DIARIO DE VIAJE: al Norte.
“Peregrinos de la lectura, perdidos en el árido desierto de las malas novelas: venid a Iris Murdoch”. Andrés Ibáñez
Sexto día, viernes, veintiséis de abril de dos mil veinticuatro (1)
Empecé a temer que el viaje se había acabado…
Puedes programar lo que te dé la real gana: siete días (son los que llevaba en mi hoja de ruta), diez, quince, un mes o el resto de tu vida, pero si se acaba en el quinto, no hay nada que hacer ¡vuélvete ya, amigo mío! En mi caso es mi cuerpo y mi estado de ánimo el que decide. Es la vida misma, la cabeza planeando y ella (elemento constitutivo exento de todo lo que aparentemente eres) decidiendo. No puedo hacer nada para cambiar eso.

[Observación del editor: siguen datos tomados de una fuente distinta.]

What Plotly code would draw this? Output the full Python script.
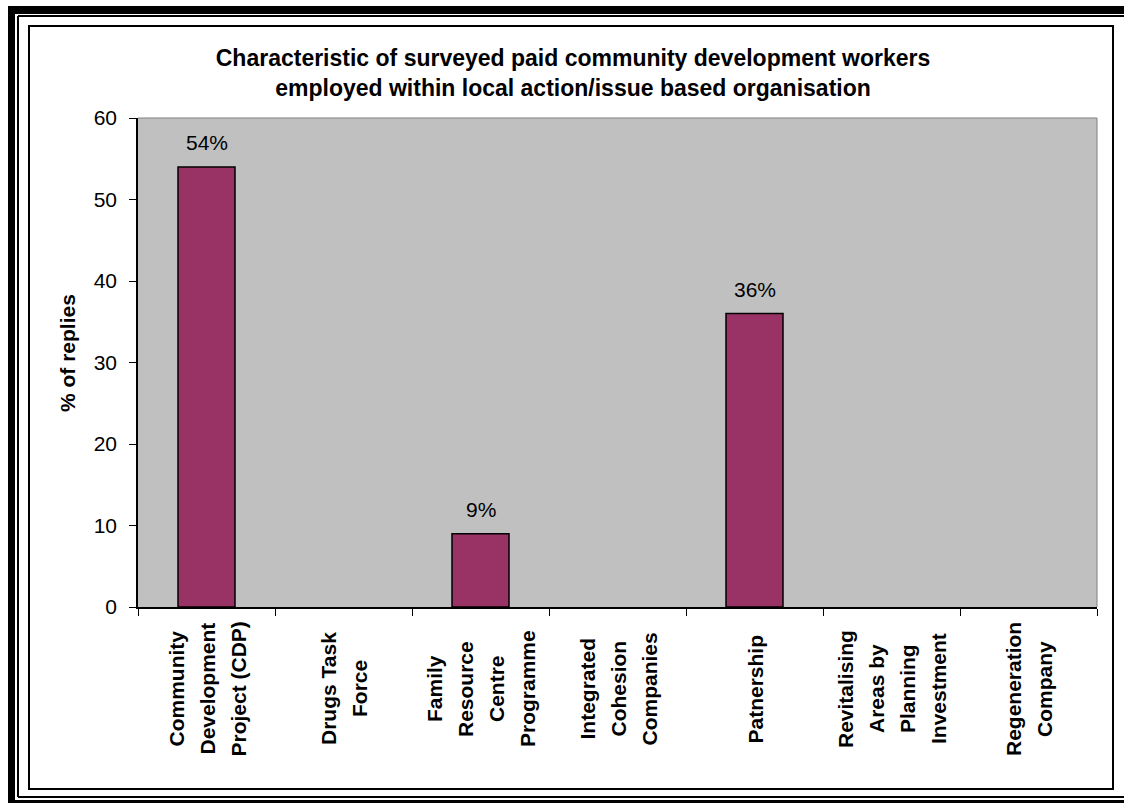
import plotly.graph_objects as go

# Survey data
categories = [
    "Community\nDevelopment\nProject (CDP)",
    "Drugs Task\nForce",
    "Family\nResource\nCentre\nProgramme",
    "Integrated\nCohesion\nCompanies",
    "Patnership",
    "Revitalising\nAreas by\nPlanning\nInvestment",
    "Regeneration\nCompany",
]
pct_replies = [54, 0, 9, 0, 36, 0, 0]
y_ticks = [0, 10, 20, 30, 40, 50, 60]

title_lines = [
    "Characteristic of surveyed paid community development workers",
    "employed within local action/issue based organisation",
]
y_title = "% of replies"

# Canvas and plot-area geometry (pixels)
W, H = 1124, 803
PL, PR, PT, PB = 138, 1097, 118, 607
FONT = "Liberation Sans, Arial, sans-serif"


def px(xp):
    return (xp - PL) / (PR - PL)


def py(yp):
    return (PB - yp) / (PB - PT)


cat_keys = [c.replace("\n", " ") for c in categories]
n = len(categories)

fig = go.Figure()
fig.add_trace(go.Bar(
    x=cat_keys,
    y=pct_replies,
    marker=dict(
        color="#993366",
        line=dict(color="#000000", width=[1.5 if v > 0 else 0 for v in pct_replies]),
    ),
    hoverinfo="x+y",
))

annotations = []
# value labels above bars
for k, v in zip(cat_keys, pct_replies):
    if v > 0:
        annotations.append(dict(
            x=k, y=v, xref="x", yref="y", text=f"{v}%", showarrow=False,
            yanchor="bottom", xanchor="center", yshift=11,
            font=dict(family=FONT, size=21, color="#000000"),
        ))

# rotated, centred category labels below the axis
LINE_GAP = 31
for k, label in zip(cat_keys, categories):
    lines = label.split("\n")
    m = len(lines)
    for i, line in enumerate(lines):
        annotations.append(dict(
            x=k, y=0, xref="x", yref="paper", text=f"<b>{line}</b>",
            showarrow=False, textangle=-90,
            xanchor="center", yanchor="middle",
            xshift=(i - (m - 1) / 2) * LINE_GAP, yshift=-(689 - PB),
            font=dict(family=FONT, size=21, color="#000000"),
        ))

# y-axis title
annotations.append(dict(
    x=px(67), y=py(353), xref="paper", yref="paper", text=f"<b>{y_title}</b>",
    showarrow=False, textangle=-90, xanchor="center", yanchor="middle",
    font=dict(family=FONT, size=21, color="#000000"),
))

shapes = []
# plot-area border (top and right)
shapes.append(dict(type="line", xref="paper", yref="paper", x0=0, x1=1, y0=1, y1=1,
                   line=dict(color="#808080", width=1), layer="above"))
shapes.append(dict(type="line", xref="paper", yref="paper", x0=1, x1=1, y0=0, y1=1,
                   line=dict(color="#808080", width=1), layer="above"))
# chart-area border
shapes.append(dict(type="rect", xref="paper", yref="paper",
                   x0=px(29), x1=px(1113), y0=py(789), y1=py(26),
                   line=dict(color="#000000", width=2), layer="above"))
# outer double frame: thick bands
for x0, x1, y0, y1 in [(8, 15, 6, 803), (8, W, 6, 14), (8, W, 800, 803)]:
    shapes.append(dict(type="rect", xref="paper", yref="paper",
                       x0=px(x0), x1=px(x1), y0=py(y1), y1=py(y0),
                       fillcolor="#000000", line=dict(width=0), layer="above"))
# outer double frame: thin rules
shapes.append(dict(type="line", xref="paper", yref="paper",
                   x0=px(18), x1=px(18), y0=py(797), y1=py(16),
                   line=dict(color="#000000", width=2), layer="above"))
for yy in (16, 797):
    shapes.append(dict(type="line", xref="paper", yref="paper",
                       x0=px(18), x1=px(W), y0=py(yy), y1=py(yy),
                       line=dict(color="#000000", width=2), layer="above"))

fig.update_layout(
    width=W, height=H,
    margin=dict(l=PL, r=W - PR, t=PT, b=H - PB, autoexpand=False),
    paper_bgcolor="#FFFFFF",
    plot_bgcolor="#C0C0C0",
    showlegend=False,
    bargap=0.584,
    title=dict(
        text="<b>" + "<br>".join(title_lines) + "</b>",
        x=573 / W, xanchor="center", xref="container",
        y=1 - 66 / H, yanchor="top", yref="container",
        font=dict(family=FONT, size=23, color="#000000"),
    ),
    xaxis=dict(
        type="category", categoryorder="array", categoryarray=cat_keys,
        range=[-0.5, n - 0.5], showticklabels=False,
        ticks="outside", tickson="boundaries", ticklen=7, tickcolor="#000000", tickwidth=1,
        showline=True, linecolor="#000000", linewidth=1.5,
        showgrid=False, zeroline=False, fixedrange=True,
    ),
    xaxis2=dict(
        overlaying="x", anchor="y", side="bottom", type="linear",
        range=[-0.5, n - 0.5], tickmode="array",
        tickvals=[i - 0.5 for i in range(n + 1)],
        ticks="inside", ticklen=6, tickcolor="#000000", tickwidth=1,
        showticklabels=False, showline=False, showgrid=False, zeroline=False,
        fixedrange=True,
    ),
    yaxis=dict(
        range=[0, 60], tickmode="array", tickvals=y_ticks,
        ticks="outside", ticklen=7, tickcolor="#000000", tickwidth=1,
        ticklabelstandoff=8,
        tickfont=dict(family=FONT, size=21, color="#000000"),
        showline=True, linecolor="#000000", linewidth=1.5,
        showgrid=False, zeroline=False, fixedrange=True,
    ),
    annotations=annotations,
    shapes=shapes,
)

fig.write_html("out.html")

Tengo entendido que hay gentes que consiguen vivir de acuerdo con su férrea voluntad y superarlo todo y conseguirlo todo, también. No creo pertenecer a esa clase de gentes. Lo que no deja de asombrarme, cada día que pasa más y más, es como he llegado hasta aquí sin haber perecido mucho antes. A estas alturas ya no será la muerte la que malogre mi vida, de algún modo la he vencido. Venga cuando venga a por mí tendrá que hacerlo sin agresiva e injusta soberbia, callada y discretamente. Con humildad.
Vuelvo al presente de mi viaje: soy un viajero de mierda, un turista flojo, cansino y sin alma.
De Llanes a Ribadesella (31 Km). Llegué a las nueve de la mañana. Aparqué en el puerto y di un paseo corto, sin fe y con menos entusiasmo. Solo me crucé con un aficionado a la pesca (llevaba caña y la paciencia pintada en su expresión).
Los pescadores de caña son un gran enigma para mí. Unamuno tiene un ensayo admirativo sobre ellos; sin embargo, no siento lo mismo, sino más bien perplejidad.
Me pregunté que podía hacer en ese pueblo marinero, yo, que soy de tierra adentro y de mar no entiendo ni me gusta especialmente; aunque reconozca su belleza, a veces, solo a veces y siempre y cuando el mar sea gris y amenazante; es más, lo único que me interesa del mar es su capacidad de mutación peligrosa. Azul y terso solo me aburre.
Ahora, cuando transcribo este relato del viaje me encuentro oyendo una maravillosa novela: El mar, el mar, de Iris Murdoch. Lamento tremendamente que esta obra maestra haya pasado por mis manos en otros momentos de mi vida y nunca me haya decidido a leerla, menos mal que ahora sí, y estoy de suerte. Las descripciones del mar del protagonista de la novela, hombre de teatro, que vive en una casa antigua en unos acantilados, frente al mar, son maravillosas (y la descripción de su sofisticada comida diaria, también). Pero lo es aún más, mucho más, su increíble vida sentimental; tanto como la de todos, y eso es apasionante, porque Murdoch sabe contar una vida como muy pocos escritores ¡es tan difícil!
El caso es que yo carecía del talento de Charles Arrowby (Murdoch), protagonista y relator de su propia autobiografía; ni Ribadesella era una ciudad brumosa de la escarpada costa inglesa; ni yo tenía el día, así que decidí irme a Villaviciosa (43 km) para visitar un monasterio…
La Fotografía: … El de Santa María de Valdediós. El conjunto estaba formado por el propio monasterio y una maravillosa iglesia exenta (a 200 metros, más o menos de distancia), conocida como el Conventín (fotografía del interior), prerrománico asturiano, cuya construcción se remonta al reinado de Alfonso III el Magno (rey de Asturias) y consagrada en el año 930. En algún momento se comunicaba con el monasterio a través de un pasadizo, ya desaparecido. En cuanto al monasterio de Santa María (de arquitectura cisterciense), fue fundado en el año de 1200, por los reyes Alfonso IX de León y Berenguela de Castilla. Contó con la protección de Fernando III de Castilla que la convirtió en una abadía de gran importancia. Pasé algo más de una hora en el fantástico recinto.